Sono trascorsi trent'anni da quella notte dell'8 gennaio del 1993, quando alcuni mafiosi uccisero il giornalista. Ancora oggi, i mandanti di quell'omicidio sono ignoti
Trent’anni anni fa, il giornalista Beppe Alfano, mentre era alla guida della sua auto a Barcellona Pozzo di Gotto, fu ucciso da Cosa Nostra. A ricordare il suo “inestimabile impegno civico” è il Presidente della Repubblica Sergio Mattaralla: “I valori di legalità e giustizia, fondamento del nostro sistema democratico, a cui Alfano si ispirava nello svolgimento della sua attività, non furono scalfiti da un delitto così spregevole”, ha scritto in una nota il Presidente della Repubblica. “Con le sue inchieste Beppe Alfano narrava una realtà complessa, con l’obiettivo di svelarne le verità contro ogni forma di connivenza e corruzione”, sottolinea il Capo dello Stato. “La lotta alla criminalità organizzata era per lui – aggiunge Mattarella – un impegno da perseguire con dedizione, all’insegna di una società libera dalla sopraffazione. Una dedizione che è rimasta impressa nella memoria collettiva: la sua immagine rappresenta un modello per le generazioni di ogni tempo. La Repubblica rende omaggio alla sua memoria».
Sono trascorsi trent’anni da quella notte dell’8 gennaio del 1993, quando alcuni mafiosi uccisero il giornalista. Ancora oggi, i mandanti di quell’omicidio sono ignoti. Il lungo processo, iniziato a seguito della morte del giornalista, ha portato alla condanna di Giuseppe Gullotti, il boss locale che organizzò l’omicidio, ma non sono mai stati rivelati i nomi dei mandanti. Alfano, quando fu ucciso, aveva 47 anni. Quella notte si trovava all’interno della sua auto, una Renault 9. Era fermo alla guida, in via Marco, a Barcellona Pozzo di Gotto, quando gli arrivarono tre colpi di arma da fuoco alla bocca. Le inchieste di Alfano su La Sicilia stavano facendo tremare Cosa Nostra perché il giornalista, con le sue inchiesta, stava diffondendo alcuni legami tra mafia, imprenditoria e politica. E secondo alcuni, era molto vicino a scoprire che il boss catanese Nitto Santapaola aveva la sua rete di protezione proprio a Barcellona Pozzo.

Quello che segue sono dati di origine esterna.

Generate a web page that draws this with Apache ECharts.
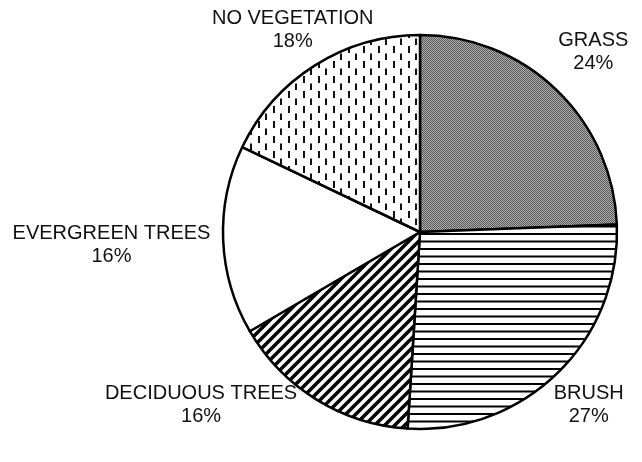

In questi anni, la memoria del giornalista siciliano Beppe Alfano è stata custodita soprattutto dalla sua famiglia. Nel 2011, Sonia Alfano, la figlia di Beppe, ha pubblicato un libro intitolato “La zona d’ombra. La lezione di mio padre ucciso dalla mafia e abbandonato dallo Stato”, edito da Rizzoli. Tuttavia, il libro è attualmente fuori commercio. Ma è stato annunciato che verrà ripubblicato da Ossigeno nelle prossime settimane. In occasione del 30° anniversario della morte di Beppe Alfano, Sonia ha espresso il suo rammarico perché la sua famiglia si è sentita spesso isolata: “Non posso dimenticare che spesso noi familiari ci siamo sentiti soli. Mi chiedo ancora: perché il nostro Paese, quello per cui mio padre ha sacrificato la vita, non sente il dovere di tramandare la sua memoria? Perché la mia famiglia, tra le famiglie delle vittime di mafia, è una delle più isolate?”.